Santa, family, neighbors, teachers, and friends will be delighted with these delicious cookies! Enjoy cookie baking with friends and grandchildren with simple-to-prepare and quick recipes. Package the cookies in decorative tins and boxes with lots of bows and ribbons, and spend a day delivering Christmas cheer!
Chocolate Chip Cookies
1 (15.25-ounce) box yellow cake mix
2 eggs
½ cup vegetable oil
1 teaspoon vanilla
1 1/3 cups semi-sweet chocolate chips
½ cup chopped pecans, optional
Preheat oven to 350 degrees. With mixer, combine cake mix, eggs, oil, and vanilla. Fold in chocolate chips and pecans, if desired. Drop heaping tablespoons of dough onto parchment-lined baking sheet. Bake for 12 to 15 minutes. Cool on sheet for 1 minute; transfer to wire rack to cool completely. Store cookies in an airtight container at room temperature for 4 to 5 days or freeze for up to 3 months.
Yield: 2 to 2½ dozen
Cream Cheese Cake Mix Cookies
1 (8-ounce) package cream cheese, softened
1 stick unsalted butter, softened
1 egg
1½ teaspoons vanilla
1 (15.25-ounce) box white cake mix
Confectioners’ sugar for sprinkling
Preheat oven to 350 degrees.
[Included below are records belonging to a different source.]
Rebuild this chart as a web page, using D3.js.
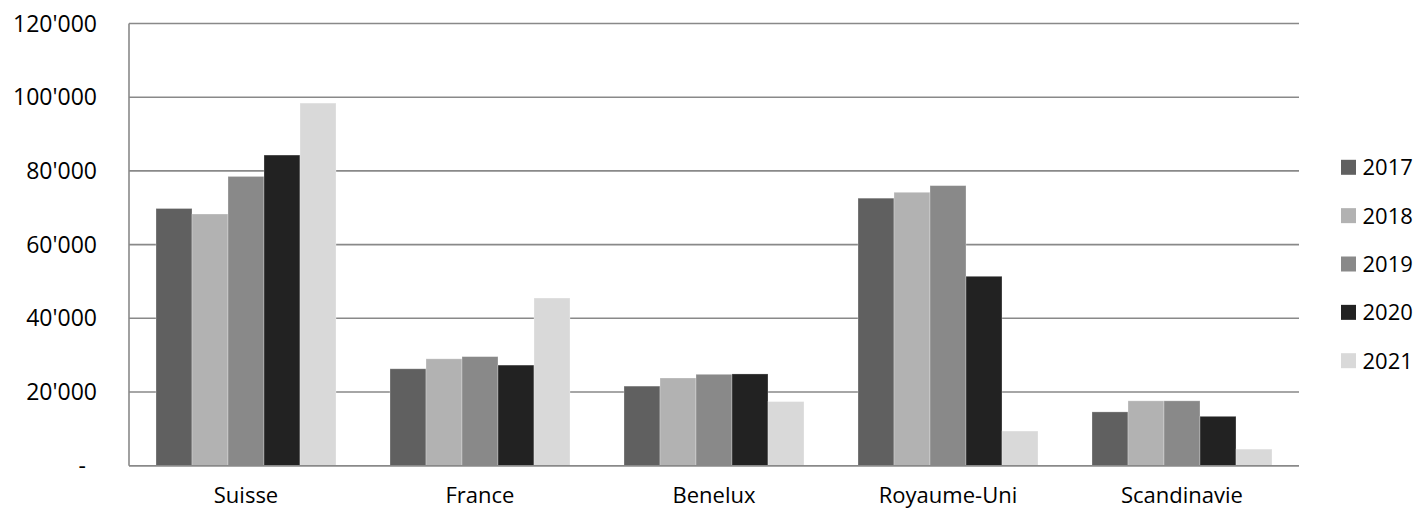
<!DOCTYPE html>
<html>
<head>
<meta charset="utf-8">
<script src="https://cdn.jsdelivr.net/npm/d3@7/dist/d3.min.js"></script>
<style>
  html, body { margin: 0; padding: 0; background: #fff; }
  svg { display: block; font-family: "Open Sans", "Noto Sans", sans-serif; }
</style>
</head>
<body>
<svg id="chart" width="1419" height="510"></svg>
<script>
const categories = ["Suisse", "France", "Benelux", "Royaume-Uni", "Scandinavie"];
const years = ["2017", "2018", "2019", "2020", "2021"];
const values2017 = [69800, 26300, 21600, 72600, 14600];
const values2018 = [68300, 29000, 23800, 74200, 17600];
const values2019 = [78500, 29600, 24800, 76000, 17600];
const values2020 = [84300, 27300, 24900, 51400, 13400];
const values2021 = [98400, 45500, 17400, 9400, 4500];
const yTicks = [0, 20000, 40000, 60000, 80000, 100000, 120000];
const colors = ["#606060", "#b2b2b2", "#898989", "#222222", "#d9d9d9"];

const seriesValues = [values2017, values2018, values2019, values2020, values2021];

(function () {
const svg = d3.select("#chart");
const mLeft = 129, mRight = 1299, mTop = 23.5, mBottom = 465.7;

const x0 = d3.scaleBand().domain(categories).range([mLeft, mRight]).padding(0);
const x1 = d3.scaleBand().domain(years).range([0, x0.bandwidth()]).paddingInner(0).paddingOuter(0.75);
const y = d3.scaleLinear().domain([0, 120000]).range([mBottom, mTop]);

const loc = d3.formatLocale({ decimal: ".", thousands: "'", grouping: [3], currency: ["", ""] });
const fmt = loc.format(",d");

// gridlines
svg.append("g").selectAll("line").data(yTicks).join("line")
  .attr("x1", mLeft).attr("x2", mRight)
  .attr("y1", d => y(d)).attr("y2", d => y(d))
  .attr("stroke", "#898989").attr("stroke-width", 1.6);

// left axis line
svg.append("line")
  .attr("x1", mLeft).attr("x2", mLeft)
  .attr("y1", y(120000)).attr("y2", y(0))
  .attr("stroke", "#898989").attr("stroke-width", 1.6);

// y labels
svg.append("g").selectAll("text").data(yTicks).join("text")
  .attr("x", d => d === 0 ? 86 : 97)
  .attr("y", d => y(d) + 8)
  .attr("text-anchor", "end")
  .attr("font-size", 23)
  .attr("fill", "#000")
  .text(d => d === 0 ? "-" : fmt(d));

// bars
const groups = svg.append("g").selectAll("g").data(categories).join("g")
  .attr("transform", c => `translate(${x0(c)},0)`);
groups.selectAll("rect")
  .data((c, ci) => years.map((yr, si) => ({ yr, si, v: seriesValues[si][ci] })))
  .join("rect")
  .attr("x", d => x1(d.yr))
  .attr("width", x1.bandwidth())
  .attr("y", d => y(d.v))
  .attr("height", d => y(0) - y(d.v))
  .attr("fill", d => colors[d.si])
  .attr("stroke", "#ffffff").attr("stroke-opacity", 0.35).attr("stroke-width", 0.8);

// baseline redraw on top
svg.append("line")
  .attr("x1", mLeft).attr("x2", mRight)
  .attr("y1", y(0)).attr("y2", y(0))
  .attr("stroke", "#898989").attr("stroke-width", 1.6);

// category labels
svg.append("g").selectAll("text").data(categories).join("text")
  .attr("x", c => x0(c) + x0.bandwidth() / 2)
  .attr("y", 503)
  .attr("text-anchor", "middle")
  .attr("font-size", 22)
  .attr("fill", "#000")
  .text(c => c);

// legend
const lg = svg.append("g").selectAll("g").data(years).join("g")
  .attr("transform", (d, i) => `translate(1341, ${167.3 + i * 48.35})`);
lg.append("rect").attr("x", 0).attr("y", -7.5).attr("width", 15).attr("height", 15)
  .attr("fill", (d, i) => colors[i]);
lg.append("text").attr("x", 21.5).attr("y", 8).attr("font-size", 22).attr("fill", "#000").text(d => d);
})();
</script>
</body>
</html>
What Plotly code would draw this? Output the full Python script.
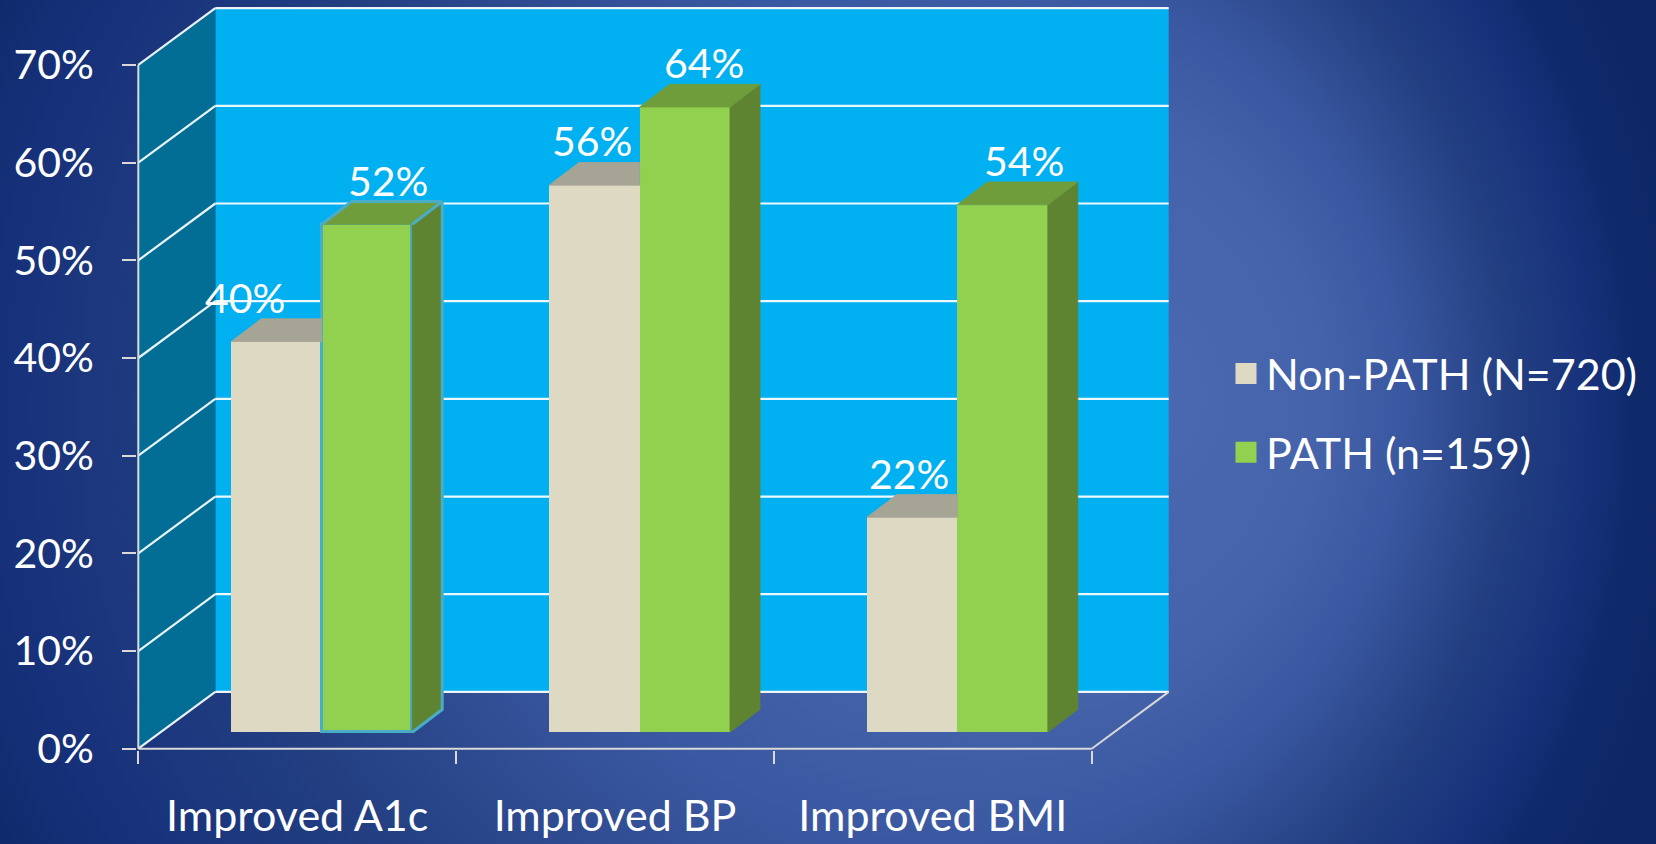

With mixer, beat cream cheese and butter until creamy. Beat in egg and vanilla. Add cake mix and mix until combined. Place heaping tablespoons of dough onto parchment-lined baking sheet. Bake for 9 to11 minutes or until edges are set, (they will appear a little under cooked). Cool on sheet. When cool, sprinkle with confectioners’ sugar. Store cookies in an airtight container at room temperature for 4 to 5 days or freeze for up to 3 months.
Yield: 2 dozen
Butter Pecan Cake Mix Cookies
1 (15.25 oz.) box butter pecan cake mix
1 (3.4-ounce) box vanilla instant pudding mix
1 egg
1 cup vegetable oil
½ teaspoon vanilla
1 cup chopped pecans
Preheat oven to 350 degrees. With mixer, combine cake mix, pudding mix, egg, oil, and vanilla. Stir in pecans. Shape with tablespoon, and place on parchment-lined baking sheet. Bake for 10 to 12 minutes. Cool on sheet for 1 minute; transfer to wire rack to cool completely. Store cookies in an airtight container at room temperature for 4 to 5 days or freeze for up to 3 months.
Yield: 3 dozen
Chocolate Cake Mix Cookies
1 (15.25-ounce) box Devil’s Food cake mix
⅓ cup vegetable oil
2 eggs
½ teaspoon vanilla
½ cup mini semi-sweet chocolate baking chips
Confectioners’ sugar for rolling
Preheat oven to 350 degrees. In bowl, stir together cake mix, oil, eggs, and vanilla. Stir in chips. Using a heaping tablespoon, roll dough into balls. Roll each ball in confectioners’ sugar. Place balls on parchment-lined baking sheet. Bake for 9 to 11 minutes or until set. Cool on sheet for 1 minute; remove to wire rack to cool completely. Store cookies in an airtight container at room temperature for 4 to 5 days or freeze for up to 3 months.
Yield: 2 dozen
Red Velvet Cake Mix Cookies
1 (15.25-ounce) box Red Velvet cake mix
1 stick unsalted butter, melted
2 eggs
1 teaspoon vanilla
1½ cups white chocolate chips
Preheat oven 350 degrees. In a bowl, stir together cake mix, butter, eggs, and vanilla. Stir in chips. Using a heaping tablespoon, roll dough into balls. Roll each ball in confectioners’ sugar. Place balls on parchment-lined baking sheet. Bake for 10 to 15 minutes. Cool on sheet for 1 minute; remove to wire rack to cool completely. Store cookies in an airtight container at room temperature for 4 to 5 days or freeze for up to 3 months.
Yield: 2 dozen
Strawberry Cake Mix Cookies
1 (15.25-ounce) strawberry cake mix
½ teaspoon baking powder
2 eggs
⅓ cup vegetable or canola oil
½ teaspoon vanilla
½ teaspoon strawberry flavoring
Confectioners’ sugar for sprinkling
Preheat oven to 350 degrees. In a bowl, whisk together strawberry cake mix and baking powder; set aside. With mixer, beat eggs, oil, vanilla, and strawberry flavoring until combined. Add dry ingredients, and mix until combined. Using a heaping tablespoon, roll dough into balls. Roll each ball in confectioners’ sugar. Place balls on parchment-lined baking sheet. Bake for 10 to 15 minutes. Cool on sheet for 1 minute; remove to wire rack to cool completely. Store cookies in an airtight container at room temperature for 4 to 5 days or freeze for up to 3 months.